Heat can be brutal on exposed marble. In rain, traction can be worse, and you may appreciate rain gear if provided by the tour team. The key is that the tour keeps moving with commentary rather than turning into “stand around and hope.”
From the reviews, guides are often praised for handling crowds and slippery steps with care. You’ll still feel the terrain, but you’re not stuck figuring it out alone.
What to Pack for Marble Steps and No Backpacks

Do the simple prep and the whole day feels easier. Wear comfortable clothes and shoes with grip, because the Acropolis can be uneven and slippery, especially in rain or after wet weather.
Pack a hat and sunscreen lotion. Bring a bottle of water too. There’s a real reason people push water here: the walk up and the outdoor stops have limited places to sit, and shade is never guaranteed.
Two “don’t bring” rules matter:
- Backpacks aren’t allowed, and you’ll need to plan what you carry.
- Baby strollers aren’t allowed on the Acropolis archaeological site, and there’s no cloakroom at the side entrance used for entry. A baby pouch is recommended instead.
If you’re carrying any bag that feels too big, I’d adjust before the start so you don’t lose time at security or entrances.
Price and Value for $56.84 Plus Entrance Fees
At $56.84 per person, this tour price is only part of the final equation. If you don’t select the ticket-inclusive option, you’ll add €30 for the Acropolis and €20 for the museum.
So is it worth it? In my view, it depends on what you want from the day:
- If you want a structured, guided experience that explains what you’re seeing, the value is solid. You’re paying for a guide, earsets, and a time-managed flow across two major sites.
- If you’d rather read on your own and move at your own pace, you may feel the cost more strongly.
Where the money tends to pay off for most people is the combination of guided time and reduced waiting. The Acropolis is one of those places where “going fast” loses you the story. A good guide helps you connect the Parthenon, Erechtheion, and theater structures into one bigger picture.
Also factor in group size and hearing aids. Being able to hear clearly while you’re moving on uneven ground is practical, not fancy.
Should You Book This Acropolis and Museum Tour?
Book it if you want maximum meaning per hour—a guide-led walkthrough up the hill, then a museum session that turns sculptures into context.
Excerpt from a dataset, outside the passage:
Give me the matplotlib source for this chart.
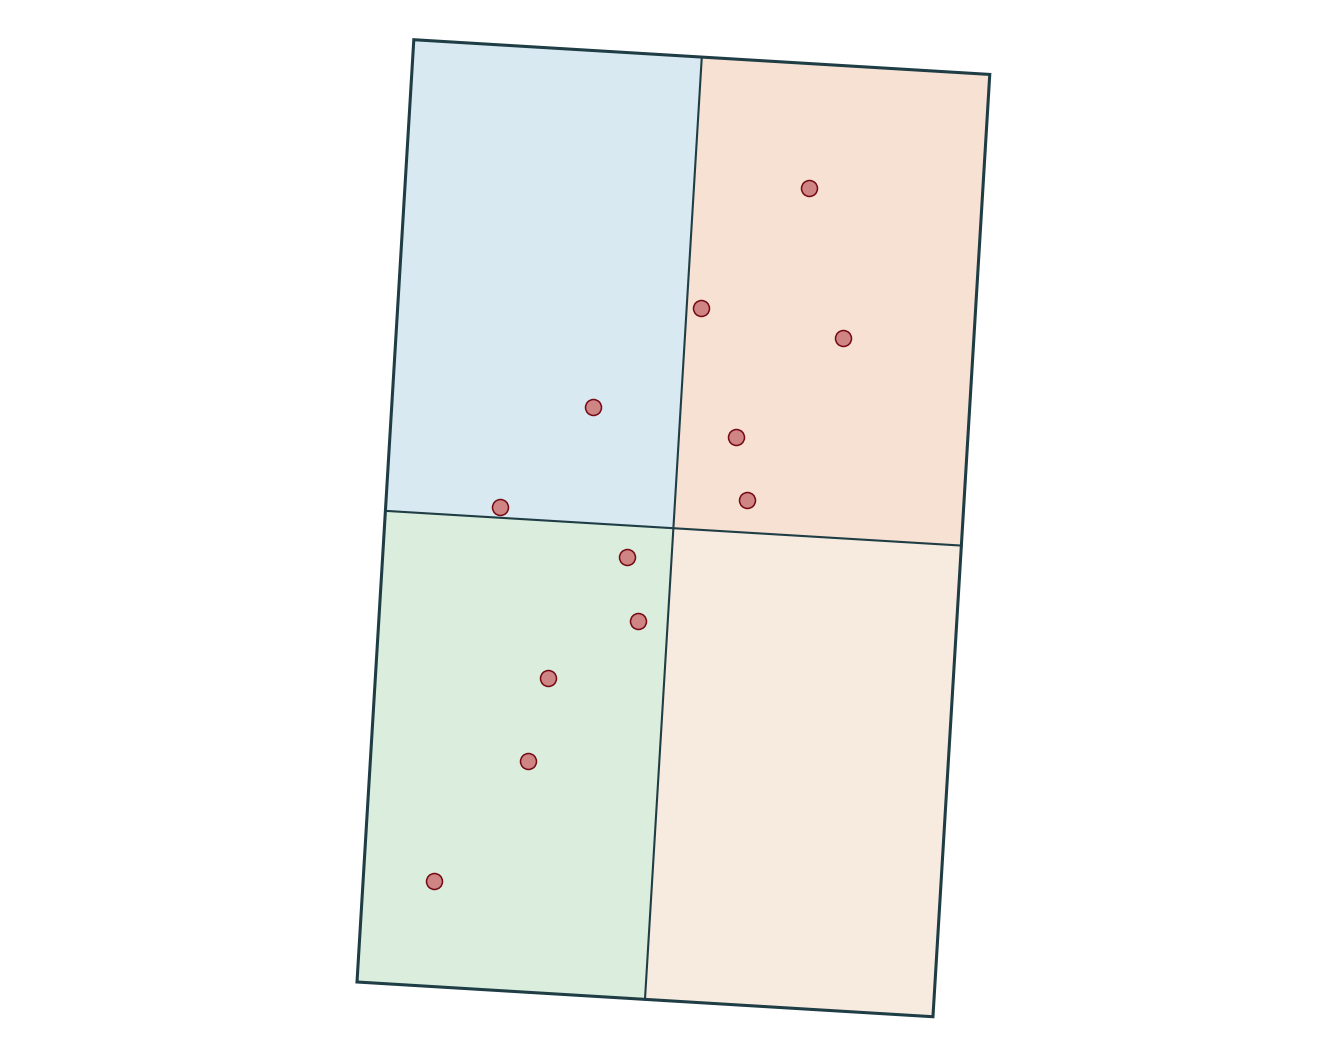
import numpy as np
import matplotlib
matplotlib.use("Agg")
import matplotlib.pyplot as plt
from matplotlib.patches import Rectangle
from matplotlib.transforms import Affine2D

# quadrant fills: top-left, top-right, bottom-left, bottom-right
quad_colors = ["#d9e9f2", "#f6e1d2", "#dbeedd", "#f7ebe0"]
quad_origins = [(0.0, 0.5), (0.5, 0.5), (0.0, 0.0), (0.5, 0.0)]

# points in the unrotated unit square
pt_x = [0.699, 0.525, 0.774, 0.348, 0.599, 0.625, 0.198, 0.423, 0.449, 0.299, 0.273, 0.123]
pt_y = [0.868, 0.735, 0.712, 0.623, 0.600, 0.535, 0.511, 0.467, 0.400, 0.334, 0.245, 0.112]

edge = "#1f3d45"

fig = plt.figure(figsize=(13.44, 10.56), dpi=100)
ax = fig.add_axes([0, 0, 1, 1])
ax.set_xlim(0, 1344)
ax.set_ylim(0, 1056)
ax.axis("off")

# unit square -> rotated rectangle in pixel space
tr = Affine2D().scale(577, 944).rotate_deg(-3.45).translate(357, 74) + ax.transData

for (x0, y0), c in zip(quad_origins, quad_colors):
    ax.add_patch(Rectangle((x0, y0), 0.5, 0.5, facecolor=c, edgecolor="none", transform=tr))

ax.plot([0.5, 0.5], [0, 1], color=edge, lw=1.5, transform=tr)
ax.plot([0, 1], [0.5, 0.5], color=edge, lw=1.5, transform=tr)
ax.add_patch(Rectangle((0, 0), 1, 1, facecolor="none", edgecolor=edge, lw=2.2, transform=tr, zorder=3))

ax.plot(pt_x, pt_y, "o", ms=11.5, mfc="#d08585", mec="#760a14", mew=1.1, transform=tr, zorder=4)

fig.savefig("out.png", dpi=100)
It’s especially appealing if this is your first time at the Acropolis or if you want your visit to feel organized without spending time figuring out how to link the site to the museum.
Skip it (or keep expectations tighter) if you hate any scheduled timing. Entry is strict, security takes time, and the route involves real walking on stairs and slippery surfaces. If you’re sensitive to heat or mobility limits, you’ll need to be honest with yourself about what your body can handle.
If you do book, pick an earlier departure when you can, arrive early, bring grip shoes, and choose the ticket option if you want that extra help with line time. That’s how you get the day you paid for.
FAQ
How long is the Acropolis and Acropolis Museum tour?
The duration is about 3 hours 30 minutes.
Are the Acropolis and Acropolis Museum entrance tickets included in the $56.84 price?
Entrance tickets are not included unless you choose an option that adds them. The Acropolis entry fee is €30 per person and the Acropolis Museum entry fee is €20 per person.
Does this tour include skip-the-line access?
If you book the option that includes tickets, you get skip-the-ticket line service. If you choose the option without tickets, you follow the instructions on your voucher to book tickets yourself.
Are earsets provided so I can hear the guide?
Yes. The tour includes earsets to help you hear your guide better.
Are baby strollers allowed on the Acropolis?
No. Baby strollers are not allowed on the Acropolis archaeological site, and there is no cloakroom at the side entrance used to enter. A baby pouch is recommended.
What happens if I arrive late for timed entry?
The Acropolis uses strict entry times. The tour team can’t wait for latecomers, and no refunds are given for missed entry times.